### GOAL OF THE EXERCISE
Begin with the first line below and retype each line exactly through the line containing "const TITLE = '(4828)ビジネスエンジニアリング". Any pictures are to be left out.

### MATERIAL PROVIDED
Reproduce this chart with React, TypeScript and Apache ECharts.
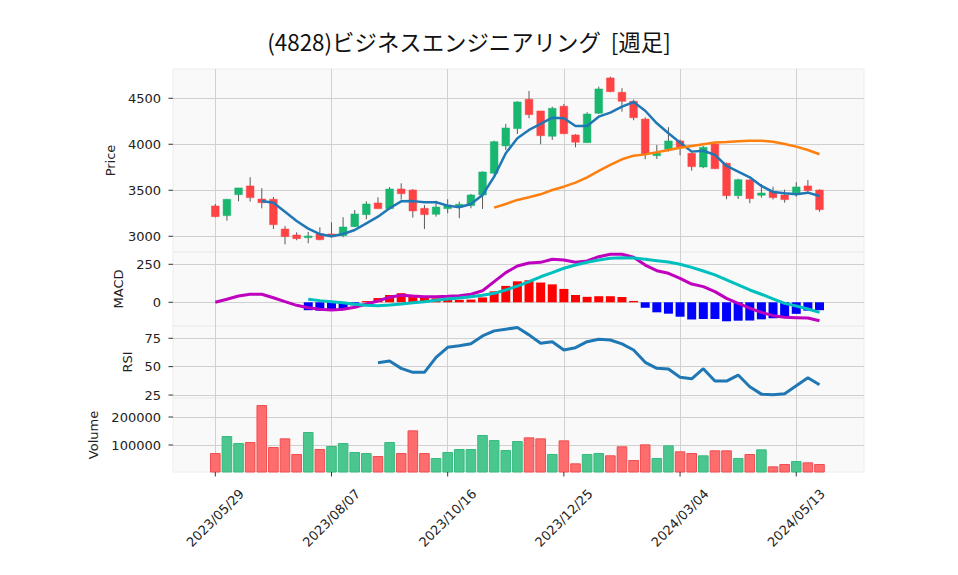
import React, { useEffect, useRef } from 'react';
import * as echarts from 'echarts';

const TITLE = '(4828)ビジネスエンジニアリング  [週足]';

const dates = [
  '2023/05/29', '2023/06/05', '2023/06/12', '2023/06/19', '2023/06/26', '2023/07/03', '2023/07/10', '2023/07/17',
  '2023/07/24', '2023/07/31', '2023/08/07', '2023/08/14', '2023/08/21', '2023/08/28', '2023/09/04', '2023/09/11',
  '2023/09/18', '2023/09/25', '2023/10/02', '2023/10/09', '2023/10/16', '2023/10/23', '2023/10/30', '2023/11/06',
  '2023/11/13', '2023/11/20', '2023/11/27', '2023/12/04', '2023/12/11', '2023/12/18', '2023/12/25', '2024/01/01',
  '2024/01/08', '2024/01/15', '2024/01/22', '2024/01/29', '2024/02/05', '2024/02/12', '2024/02/19', '2024/02/26',
  '2024/03/04', '2024/03/11', '2024/03/18', '2024/03/25', '2024/04/01', '2024/04/08', '2024/04/15', '2024/04/22',
  '2024/04/29', '2024/05/06', '2024/05/13', '2024/05/20', '2024/05/27',
];

const opens = [
  3329, 3224, 3452, 3547, 3405, 3402, 3079, 3014, 2985, 3028, 3025, 3007, 3104, 3235, 3362, 3300,
  3514, 3503, 3304, 3239, 3300, 3325, 3333, 3449, 3685, 3982, 4170, 4489, 4362, 4087, 4413, 4101,
  4017, 4337, 4721, 4565, 4467, 4274, 3876, 3945, 4036, 3902, 3753, 4003, 3793, 3441, 3612, 3445,
  3489, 3449, 3471, 3547, 3503,
];
const closes = [
  3213, 3402, 3525, 3420, 3365, 3126, 2996, 2974, 3003, 2963, 2996, 3101, 3242, 3351, 3300, 3514,
  3463, 3275, 3235, 3318, 3340, 3348, 3449, 3699, 4028, 4177, 4460, 4322, 4093, 4391, 4115, 4022,
  4329, 4601, 4572, 4467, 4289, 3891, 3902, 4036, 3967, 3757, 3967, 3735, 3441, 3615, 3409, 3470,
  3420, 3398, 3536, 3496, 3289,
];
const highs = [
  3351, 3405, 3525, 3641, 3522, 3427, 3112, 3043, 3047, 3098, 3152, 3207, 3286, 3380, 3424, 3536,
  3576, 3514, 3340, 3387, 3402, 3376, 3460, 3705, 4039, 4221, 4467, 4579, 4362, 4409, 4438, 4110,
  4348, 4626, 4735, 4609, 4485, 4293, 3992, 4185, 4050, 3910, 3982, 4020, 3800, 3625, 3620, 3568,
  3539, 3507, 3587, 3612, 3510,
];
const lows = [
  3207, 3170, 3380, 3376, 3304, 3079, 2913, 2957, 2924, 2957, 2985, 2989, 3101, 3185, 3300, 3286,
  3398, 3202, 3079, 3213, 3250, 3196, 3304, 3297, 3674, 3938, 4112, 4283, 4000, 4047, 4109, 3967,
  4017, 4329, 4565, 4354, 4261, 3837, 3840, 3920, 3880, 3713, 3740, 3730, 3402, 3405, 3359, 3420,
  3400, 3365, 3430, 3480, 3267,
];
const volumes = [
  71400, 132100, 107100, 110700, 242800, 92900, 123800, 67900, 146400, 85700, 96400, 107100, 75000, 71400, 60700, 110700,
  71400, 152400, 71400, 53600, 75000, 85700, 85700, 135700, 117900, 82100, 114300, 127400, 123800, 67900, 116600, 34600,
  67900, 71400, 63200, 95300, 46400, 102400, 53600, 98800, 77400, 71400, 63200, 81000, 81000, 53600, 67900, 84500,
  23800, 32100, 42800, 38100, 32100,
];
const ma5 = [
  null, null, null, null, 3384, 3365, 3267, 3166, 3083, 3022, 3000, 3025, 3068, 3141, 3213, 3304,
  3380, 3382, 3370, 3370, 3333, 3315, 3351, 3449, 3648, 3902, 4065, 4156, 4221, 4289, 4283, 4199,
  4199, 4300, 4344, 4409, 4458, 4364, 4228, 4120, 4018, 3920, 3930, 3884, 3764, 3702, 3641, 3547,
  3482, 3467, 3456, 3474, 3438,
];
const ma25 = [
  null, null, null, null, null, null, null, null, null, null, null, null, null, null, null, null,
  null, null, null, null, null, null, null, null, 3311, 3351, 3395, 3424, 3456, 3503, 3539, 3583,
  3641, 3710, 3775, 3837, 3876, 3890, 3913, 3938, 3963, 3982, 4000, 4018, 4025, 4033, 4039, 4039,
  4028, 4003, 3974, 3938, 3891,
];
const macd = [
  0, 20, 41, 53, 53, 30, 4, -20, -36, -46, -51, -46, -33, -11, 9, 33,
  46, 41, 37, 37, 39, 43, 53, 76, 136, 195, 239, 259, 263, 283, 278, 263,
  272, 300, 316, 316, 296, 245, 208, 191, 158, 120, 103, 70, 26, -7, -39, -66,
  -88, -99, -101, -103, -121,
];
const signal = [
  null, null, null, null, null, null, null, null, 20, 11, 4, -3, -13, -20, -22, -18,
  -11, -3, 4, 13, 22, 28, 37, 46, 59, 81, 107, 136, 168, 195, 224, 245,
  263, 278, 290, 293, 291, 283, 274, 265, 250, 230, 206, 180, 147, 114, 81, 53,
  22, -7, -24, -44, -66,
];
const hist = [
  null, null, null, null, null, null, null, null, -52, -55, -55, -43, -20, 8, 28, 48,
  60, 45, 34, 26, 19, 16, 18, 32, 72, 108, 138, 145, 130, 118, 88, 48,
  36, 40, 40, 35, 9, -36, -66, -75, -95, -113, -110, -110, -125, -121, -120, -112,
  -105, -95, -76, -55, -52,
];
const rsi = [
  null, null, null, null, null, null, null, null, null, null, null, null, null, null, 53.5, 55,
  48.5, 45, 45, 58.2, 67, 68.5, 70.2, 77, 81.5, 83, 84.4, 78, 70.6, 72, 64.7, 66.7,
  72, 74.1, 73.5, 70, 64.7, 53.8, 48.5, 47.9, 40.6, 39.3, 48.2, 37.3, 37.3, 42.6, 32.3, 25.8,
  25.2, 26.1, 33.1, 40.2, 34,
];

const dateTicks = [0, 10, 20, 30, 40, 50];
const priceTicks = [3000, 3500, 4000, 4500];
const macdTicks = [0, 250];
const rsiTicks = [25, 50, 75];
const volTicks = [100000, 200000];

const X_MIN = -3.64;
const X_MAX = 55.83;
const PRICE_RANGE = [2829, 4818];
const MACD_RANGE = [-156, 331];
const RSI_RANGE = [22.4, 85.8];
const VOL_RANGE = [3571, 267900];

const UP = '#19b66f';
const DOWN = '#fe4345';
const GRID_LINE = '#d0d0d0';
const TXT = '#222222';
const TICK = '#333333';
const FONT = 'DejaVu Sans';

export default function App() {
  const ref = useRef<HTMLDivElement>(null);

  useEffect(() => {
    if (!ref.current) return;
    const chart = echarts.init(ref.current, null, { renderer: 'svg' });

    const left = 173;
    const right = 94;
    const gridBase = {
      left,
      right,
      show: true,
      backgroundColor: '#f9f9f9',
      borderColor: '#ececec',
      borderWidth: 1,
    };
    const grids = [
      { ...gridBase, top: 69, height: 183 },
      { ...gridBase, top: 252, height: 74 },
      { ...gridBase, top: 326, height: 72 },
      { ...gridBase, top: 398, height: 74 },
    ];

    const xAxisBase = (gi: number, bottom: boolean) => ({
      type: 'value',
      gridIndex: gi,
      position: 'bottom',
      min: X_MIN,
      max: X_MAX,
      axisLine: { show: false, onZero: false },
      axisTick: { show: false, customValues: dateTicks },
      axisLabel: {
        show: bottom,
        customValues: dateTicks,
        formatter: (v: number) => dates[Math.round(v)] ?? '',
        rotate: 45,
        align: 'center',
        verticalAlign: 'middle',
        margin: 46,
        fontSize: 13,
        fontFamily: FONT,
        color: TXT,
      },
      splitLine: { show: true, lineStyle: { color: GRID_LINE, width: 1 } },
    });

    const yAxisBase = (gi: number, name: string, range: number[], ticks: number[], gap: number) => ({
      type: 'value',
      gridIndex: gi,
      position: 'left',
      min: range[0],
      max: range[1],
      name,
      nameLocation: 'middle',
      nameGap: gap,
      nameTextStyle: { fontSize: 13, fontFamily: FONT, color: TXT },
      axisLine: { show: false, onZero: false },
      axisTick: { show: false, customValues: ticks },
      axisLabel: {
        customValues: ticks,
        formatter: (v: number) => String(v),
        fontSize: 13,
        fontFamily: FONT,
        color: TXT,
        margin: 12,
      },
      splitLine: { show: true, lineStyle: { color: GRID_LINE, width: 1 } },
    });

    // tick marks drawn through the axes' own scales
    const yTickSeries = (gi: number, ticks: number[]) => ({
      type: 'custom',
      xAxisIndex: gi,
      yAxisIndex: gi,
      silent: true,
      clip: false,
      z: 10,
      data: ticks.map((t) => [X_MIN, t]),
      renderItem: (_p: any, api: any) => {
        const p = api.coord([api.value(0), api.value(1)]);
        return {
          type: 'line',
          shape: { x1: p[0] - 4.5, y1: p[1], x2: p[0], y2: p[1] },
          style: { stroke: TICK, lineWidth: 1 },
        };
      },
    });

    const xTickSeries = {
      type: 'custom',
      xAxisIndex: 3,
      yAxisIndex: 3,
      silent: true,
      clip: false,
      z: 10,
      data: dateTicks.map((t) => [t, VOL_RANGE[0]]),
      renderItem: (_p: any, api: any) => {
        const p = api.coord([api.value(0), api.value(1)]);
        return {
          type: 'line',
          shape: { x1: p[0], y1: p[1], x2: p[0], y2: p[1] + 4.5 },
          style: { stroke: TICK, lineWidth: 1 },
        };
      },
    };

    const candleData = dates.map((_, i) => [i, opens[i], closes[i], lows[i], highs[i]]);
    const pairs = (arr: (number | null)[]) => arr.map((v, i) => [i, v]);

    const volData = volumes.map((v, i) => {
      const up = i === 0 ? closes[0] >= opens[0] : closes[i] >= closes[i - 1];
      return {
        value: [i, v],
        itemStyle: {
          color: up ? '#4bc68e' : '#fd6d6e',
          borderColor: up ? '#35bb80' : '#f24d4f',
          borderWidth: 1,
        },
      };
    });

    const histData = hist
      .map((h, i) => (h === null ? null : { value: [i, h], itemStyle: { color: h >= 0 ? '#ff0000' : '#0000ff' } }))
      .filter((d) => d !== null);

    chart.setOption({
      animation: false,
      backgroundColor: '#ffffff',
      grid: grids,
      graphic: [
        {
          type: 'text',
          x: 469,
          y: 41,
          style: {
            text: TITLE,
            align: 'center',
            verticalAlign: 'middle',
            fontSize: 22.4,
            fontFamily: 'Noto Sans CJK JP',
            fill: '#111',
          },
        },
      ],
      xAxis: [xAxisBase(0, false), xAxisBase(1, false), xAxisBase(2, false), xAxisBase(3, true)],
      yAxis: [
        yAxisBase(0, 'Price', PRICE_RANGE, priceTicks, 52),
        yAxisBase(1, 'MACD', MACD_RANGE, macdTicks, 44),
        yAxisBase(2, 'RSI', RSI_RANGE, rsiTicks, 36),
        yAxisBase(3, 'Volume', VOL_RANGE, volTicks, 70),
      ],
      series: [
        {
          type: 'custom',
          xAxisIndex: 0,
          yAxisIndex: 0,
          data: candleData,
          encode: { x: 0, y: [1, 2, 3, 4] },
          renderItem: (params: any, api: any) => {
            const x = api.value(0);
            const o = api.value(1);
            const c = api.value(2);
            const l = api.value(3);
            const h = api.value(4);
            const pO = api.coord([x, o]);
            const pC = api.coord([x, c]);
            const pL = api.coord([x, l]);
            const pH = api.coord([x, h]);
            const w = api.size([1, 0])[0] * 0.66;
            const color = c >= o ? UP : DOWN;
            const top = Math.min(pO[1], pC[1]);
            const hgt = Math.max(Math.abs(pO[1] - pC[1]), 1);
            return {
              type: 'group',
              children: [
                {
                  type: 'line',
                  shape: { x1: pL[0], y1: pL[1], x2: pH[0], y2: pH[1] },
                  style: { stroke: '#5a5a5a', lineWidth: 1 },
                },
                {
                  type: 'rect',
                  shape: { x: pO[0] - w / 2, y: top, width: w, height: hgt },
                  style: { fill: color, stroke: color, lineWidth: 0.5 },
                },
              ],
            };
          },
          z: 3,
        },
        {
          type: 'line',
          xAxisIndex: 0,
          yAxisIndex: 0,
          data: pairs(ma5),
          showSymbol: false,
          lineStyle: { color: '#1f77b4', width: 2.5 },
          itemStyle: { color: '#1f77b4' },
          z: 4,
        },
        {
          type: 'line',
          xAxisIndex: 0,
          yAxisIndex: 0,
          data: pairs(ma25),
          showSymbol: false,
          lineStyle: { color: '#ff7f0e', width: 2.5 },
          itemStyle: { color: '#ff7f0e' },
          z: 4,
        },
        {
          type: 'bar',
          xAxisIndex: 1,
          yAxisIndex: 1,
          data: histData,
          barWidth: 9,
          z: 2,
        },
        {
          type: 'line',
          xAxisIndex: 1,
          yAxisIndex: 1,
          data: pairs(macd),
          showSymbol: false,
          lineStyle: { color: '#bf00bf', width: 3 },
          itemStyle: { color: '#bf00bf' },
          z: 3,
        },
        {
          type: 'line',
          xAxisIndex: 1,
          yAxisIndex: 1,
          data: pairs(signal),
          showSymbol: false,
          lineStyle: { color: '#00bfbf', width: 3 },
          itemStyle: { color: '#00bfbf' },
          z: 4,
        },
        {
          type: 'line',
          xAxisIndex: 2,
          yAxisIndex: 2,
          data: pairs(rsi),
          showSymbol: false,
          lineStyle: { color: '#1f77b4', width: 3 },
          itemStyle: { color: '#1f77b4' },
          z: 3,
        },
        {
          type: 'bar',
          xAxisIndex: 3,
          yAxisIndex: 3,
          data: volData,
          barWidth: 10.6,
          z: 2,
        },
        yTickSeries(0, priceTicks),
        yTickSeries(1, macdTicks),
        yTickSeries(2, rsiTicks),
        yTickSeries(3, volTicks),
        xTickSeries,
      ],
    });

    return () => {
      chart.dispose();
    };
  }, []);

  return (
    <div
      ref={ref}
      style={{ position: 'absolute', left: 0, top: 0, width: 958, height: 575 }}
    />
  );
}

### ANSWER TO THIS PROBLEM
Reproduce this chart with React, TypeScript and Apache ECharts.
import React, { useEffect, useRef } from 'react';
import * as echarts from 'echarts';

const TITLE = '(4828)ビジネスエンジニアリング  [週足]';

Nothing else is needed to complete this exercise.